- DATASET CONTENT -
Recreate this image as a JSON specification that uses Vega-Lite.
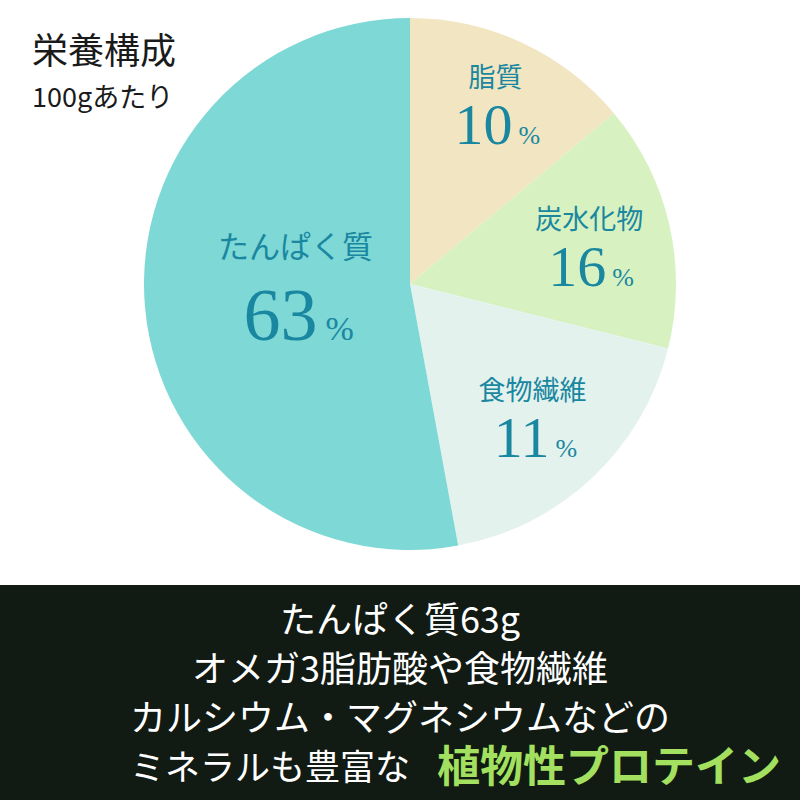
{
  "$schema": "https://vega.github.io/schema/vega-lite/v6.json",
  "padding": 0,
  "spacing": 17,
  "background": "#ffffff",
  "config": {"view": {"stroke": null}},
  "datasets": {
    "nutrients": [
      {"idx": 1, "name": "脂質", "share": 13.9, "pct": "10"},
      {"idx": 2, "name": "炭水化物", "share": 15.0, "pct": "16"},
      {"idx": 3, "name": "食物繊維", "share": 18.2, "pct": "11"},
      {"idx": 4, "name": "たんぱく質", "share": 52.9, "pct": "63"}
    ],
    "lines": [
      {"line": 1, "part": "main", "text": "たんぱく質63g"},
      {"line": 2, "part": "main", "text": "オメガ3脂肪酸や食物繊維"},
      {"line": 3, "part": "main", "text": "カルシウム・マグネシウムなどの"},
      {"line": 4, "part": "lead", "text": "ミネラルも豊富な"},
      {"line": 4, "part": "accent", "text": "植物性プロテイン"}
    ]
  },
  "vconcat": [
    {
      "spacing": 0,
      "hconcat": [
        {
          "width": 20,
          "height": 568,
          "data": {"name": "nutrients"},
          "mark": {"type": "text"},
          "encoding": {"text": {"value": ""}}
        },
        {
          "width": 780,
          "height": 568,
          "data": {"name": "nutrients"},
          "title": {
            "text": "栄養構成",
            "subtitle": "100gあたり",
            "anchor": "start",
            "frame": "group",
            "offset": -113,
            "dx": 12,
            "font": "Noto Sans CJK JP",
            "fontSize": 36,
            "fontWeight": "normal",
            "color": "#1a1a1a",
            "subtitleFont": "Noto Sans CJK JP",
            "subtitleFontSize": 27,
            "subtitleColor": "#1a1a1a",
            "subtitlePadding": 14
          },
          "encoding": {
            "theta": {"field": "share", "type": "quantitative", "stack": true},
            "order": {"field": "idx", "type": "quantitative"}
          },
          "layer": [
            {
              "mark": {"type": "arc", "outerRadius": 266},
              "encoding": {
                "color": {
                  "field": "name",
                  "type": "nominal",
                  "scale": {
                    "domain": ["脂質", "炭水化物", "食物繊維", "たんぱく質"],
                    "range": ["#f1e5c2", "#d7f1c1", "#e4f2ee", "#7ed8d6"]
                  },
                  "legend": null
                }
              }
            },
            {
              "mark": {
                "type": "text",
                "font": "Noto Sans CJK JP",
                "color": "#1a87a0",
                "baseline": "middle",
                "align": "center",
                "radius": {"expr": "datum.name === 'たんぱく質' ? 115 : datum.name === '脂質' ? 202 : datum.name === '炭水化物' ? 184 : 179"},
                "dy": {"expr": "datum.name === 'たんぱく質' ? -45 : -22"}
              },
              "encoding": {
                "text": {"field": "name", "type": "nominal"},
                "size": {"condition": {"test": "datum.name === 'たんぱく質'", "value": 31}, "value": 27}
              }
            },
            {
              "mark": {
                "type": "text",
                "font": "Liberation Serif",
                "color": "#1a87a0",
                "baseline": "alphabetic",
                "align": "right",
                "radius": {"expr": "datum.name === 'たんぱく質' ? 115 : datum.name === '脂質' ? 202 : datum.name === '炭水化物' ? 184 : 179"},
                "dy": {"expr": "datum.name === 'たんぱく質' ? 46 : 43"},
                "dx": {"expr": "datum.name === 'たんぱく質' ? 22 : 17"}
              },
              "encoding": {
                "text": {"field": "pct", "type": "nominal"},
                "size": {"condition": {"test": "datum.name === 'たんぱく質'", "value": 74}, "value": 58}
              }
            },
            {
              "mark": {
                "type": "text",
                "font": "Liberation Serif",
                "color": "#1a87a0",
                "baseline": "alphabetic",
                "align": "left",
                "radius": {"expr": "datum.name === 'たんぱく質' ? 115 : datum.name === '脂質' ? 202 : datum.name === '炭水化物' ? 184 : 179"},
                "dy": {"expr": "datum.name === 'たんぱく質' ? 46 : 43"},
                "dx": {"expr": "datum.name === 'たんぱく質' ? 30 : 23"}
              },
              "encoding": {
                "text": {"value": "%"},
                "size": {"condition": {"test": "datum.name === 'たんぱく質'", "value": 34}, "value": 26}
              }
            }
          ]
        }
      ]
    },
    {
      "width": 800,
      "height": 215,
      "view": {"fill": "#111a13", "stroke": null},
      "data": {"name": "lines"},
      "encoding": {
        "y": {
          "field": "line",
          "type": "ordinal",
          "scale": {"type": "point", "domain": [1, 2, 3, 4], "padding": 0.69},
          "axis": null
        }
      },
      "layer": [
        {
          "transform": [{"filter": "datum.part === 'main'"}],
          "mark": {"type": "text", "font": "Noto Sans CJK JP", "fontSize": 36, "color": "#ffffff", "align": "center", "baseline": "middle", "dy": 3},
          "encoding": {"text": {"field": "text", "type": "nominal"}}
        },
        {
          "transform": [{"filter": "datum.part === 'lead'"}],
          "mark": {"type": "text", "font": "Noto Sans CJK JP", "fontSize": 35, "color": "#ffffff", "align": "right", "baseline": "middle", "dx": 10, "dy": 3},
          "encoding": {"text": {"field": "text", "type": "nominal"}}
        },
        {
          "transform": [{"filter": "datum.part === 'accent'"}],
          "mark": {"type": "text", "font": "Noto Sans CJK JP", "fontSize": 43, "fontWeight": "bold", "color": "#a3e05f", "align": "left", "baseline": "middle", "dx": 37, "dy": 3},
          "encoding": {"text": {"field": "text", "type": "nominal"}}
        }
      ]
    }
  ]
}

- WHAT IS REQUIRED -
Write out the whole listing exactly, and drop the pictures.

- SOLUTION FOR THIS EXERCISE -
Recreate this image as a JSON specification that uses Vega-Lite.
{
  "$schema": "https://vega.github.io/schema/vega-lite/v6.json",
  "padding": 0,
  "spacing": 17,
  "background": "#ffffff",
  "config": {"view": {"stroke": null}},
  "datasets": {
    "nutrients": [
      {"idx": 1, "name": "脂質", "share": 13.9, "pct": "10"},
      {"idx": 2, "name": "炭水化物", "share": 15.0, "pct": "16"},
      {"idx": 3, "name": "食物繊維", "share": 18.2, "pct": "11"},
      {"idx": 4, "name": "たんぱく質", "share": 52.9, "pct": "63"}
    ],
    "lines": [
      {"line": 1, "part": "main", "text": "たんぱく質63g"},
      {"line": 2, "part": "main", "text": "オメガ3脂肪酸や食物繊維"},
      {"line": 3, "part": "main", "text": "カルシウム・マグネシウムなどの"},
      {"line": 4, "part": "lead", "text": "ミネラルも豊富な"},
      {"line": 4, "part": "accent", "text": "植物性プロテイン"}
    ]
  },
  "vconcat": [
    {
      "spacing": 0,
      "hconcat": [
        {
          "width": 20,
          "height": 568,
          "data": {"name": "nutrients"},
          "mark": {"type": "text"},
          "encoding": {"text": {"value": ""}}
        },
        {
          "width": 780,
          "height": 568,
          "data": {"name": "nutrients"},
          "title": {
            "text": "栄養構成",
            "subtitle": "100gあたり",
            "anchor": "start",
            "frame": "group",
            "offset": -113,
            "dx": 12,
            "font": "Noto Sans CJK JP",
            "fontSize": 36,
            "fontWeight": "normal",
            "color": "#1a1a1a",
            "subtitleFont": "Noto Sans CJK JP",
            "subtitleFontSize": 27,
            "subtitleColor": "#1a1a1a",
            "subtitlePadding": 14
          },
          "encoding": {
            "theta": {"field": "share", "type": "quantitative", "stack": true},
            "order": {"field": "idx", "type": "quantitative"}
          },
          "layer": [
            {
              "mark": {"type": "arc", "outerRadius": 266},
              "encoding": {
                "color": {
                  "field": "name",
                  "type": "nominal",
                  "scale": {
                    "domain": ["脂質", "炭水化物", "食物繊維", "たんぱく質"],
                    "range": ["#f1e5c2", "#d7f1c1", "#e4f2ee", "#7ed8d6"]
                  },
                  "legend": null
                }
              }
            },
            {
              "mark": {
                "type": "text",
                "font": "Noto Sans CJK JP",
                "color": "#1a87a0",
                "baseline": "middle",
                "align": "center",
                "radius": {"expr": "datum.name === 'たんぱく質' ? 115 : datum.name === '脂質' ? 202 : datum.name === '炭水化物' ? 184 : 179"},
                "dy": {"expr": "datum.name === 'たんぱく質' ? -45 : -22"}
              },
              "encoding": {
                "text": {"field": "name", "type": "nominal"},
                "size": {"condition": {"test": "datum.name === 'たんぱく質'", "value": 31}, "value": 27}
              }
            },
            {
              "mark": {
                "type": "text",
                "font": "Liberation Serif",
                "color": "#1a87a0",
                "baseline": "alphabetic",
                "align": "right",
                "radius": {"expr": "datum.name === 'たんぱく質' ? 115 : datum.name === '脂質' ? 202 : datum.name === '炭水化物' ? 184 : 179"},
                "dy": {"expr": "datum.name === 'たんぱく質' ? 46 : 43"},
                "dx": {"expr": "datum.name === 'たんぱく質' ? 22 : 17"}
              },
              "encoding": {
                "text": {"field": "pct", "type": "nominal"},
                "size": {"condition": {"test": "datum.name === 'たんぱく質'", "value": 74}, "value": 58}
              }
            },
            {
              "mark": {
                "type": "text",
                "font": "Liberation Serif",
                "color": "#1a87a0",
                "baseline": "alphabetic",
                "align": "left",
                "radius": {"expr": "datum.name === 'たんぱく質' ? 115 : datum.name === '脂質' ? 202 : datum.name === '炭水化物' ? 184 : 179"},
                "dy": {"expr": "datum.name === 'たんぱく質' ? 46 : 43"},
                "dx": {"expr": "datum.name === 'たんぱく質' ? 30 : 23"}
              },
              "encoding": {
                "text": {"value": "%"},
                "size": {"condition": {"test": "datum.name === 'たんぱく質'", "value": 34}, "value": 26}
              }
            }
          ]
        }
      ]
    },
    {
      "width": 800,
      "height": 215,
      "view": {"fill": "#111a13", "stroke": null},
      "data": {"name": "lines"},
      "encoding": {
        "y": {
          "field": "line",
          "type": "ordinal",
          "scale": {"type": "point", "domain": [1, 2, 3, 4], "padding": 0.69},
          "axis": null
        }
      },
      "layer": [
        {
          "transform": [{"filter": "datum.part === 'main'"}],
          "mark": {"type": "text", "font": "Noto Sans CJK JP", "fontSize": 36, "color": "#ffffff", "align": "center", "baseline": "middle", "dy": 3},
          "encoding": {"text": {"field": "text", "type": "nominal"}}
        },
        {
          "transform": [{"filter": "datum.part === 'lead'"}],
          "mark": {"type": "text", "font": "Noto Sans CJK JP", "fontSize": 35, "color": "#ffffff", "align": "right", "baseline": "middle", "dx": 10, "dy": 3},
          "encoding": {"text": {"field": "text", "type": "nominal"}}
        },
        {
          "transform": [{"filter": "datum.part === 'accent'"}],
          "mark": {"type": "text", "font": "Noto Sans CJK JP", "fontSize": 43, "fontWeight": "bold", "color": "#a3e05f", "align": "left", "baseline": "middle", "dx": 37, "dy": 3},
          "encoding": {"text": {"field": "text", "type": "nominal"}}
        }
      ]
    }
  ]
}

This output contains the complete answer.